The authorities justified their decision to subject M. Karykowski and M. Prus to this regime arguing that their activities in prison had put the prison’s security at risk. In the first case “they had found in his cell a ‘protest letter’ signed by some 135 criticising changes to the Code of Execution of Criminal Sentences” affecting the possibility of shipping during prison visits (Karykowski, §33). In the second case the main argument was “the applicant’s alleged participation in a planned collective remonstrance in the prison” (Prus, §32) – the applicant refused to eat his breakfast together with other inmates. In both cases, the Court declared itself not convinced that “the so-called ‘dangerous detainee’ regime had been necessary to maintain prison security” (Prus, §34; Karykowski, §35), due to the cumulative effects of this strict regime on the applicants. Moreover the decision to extend this three-month regime lacked proper justifications based on the applicants’ situation (Karykowski, §38; Prus, §37). Accordingly, the Court found a violation of Article 3.

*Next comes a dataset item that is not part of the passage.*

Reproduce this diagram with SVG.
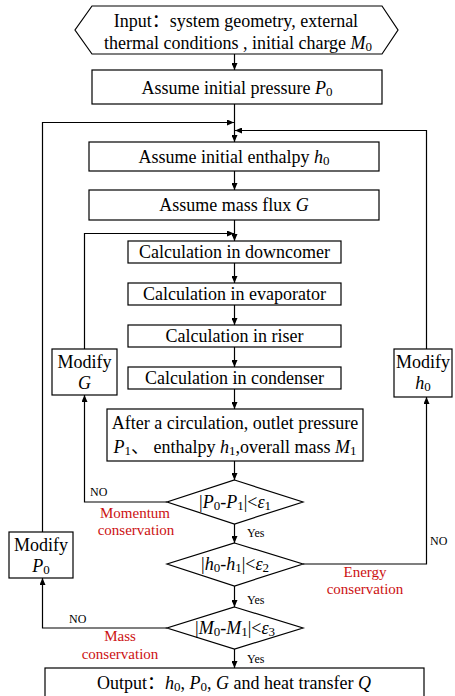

As regards M. Romaniuk, he was classified as a ‘dangerous detainee’ because of the gravity of the charges laid against him. The Court acknowledged that “it was not […] unreasonable on the part of the authorities to consider that, for the sake on ensuring prison security” to subject the applicant to tighter security controls (§38). However, the Court observed that these measures were routinely used without any assessment of their necessity, and that the regime lasted almost three years while the applicant was in pre-trial detention. Moreover the regime was extended without proper justification. The Court therefore declared that there had been a violation of Article 3.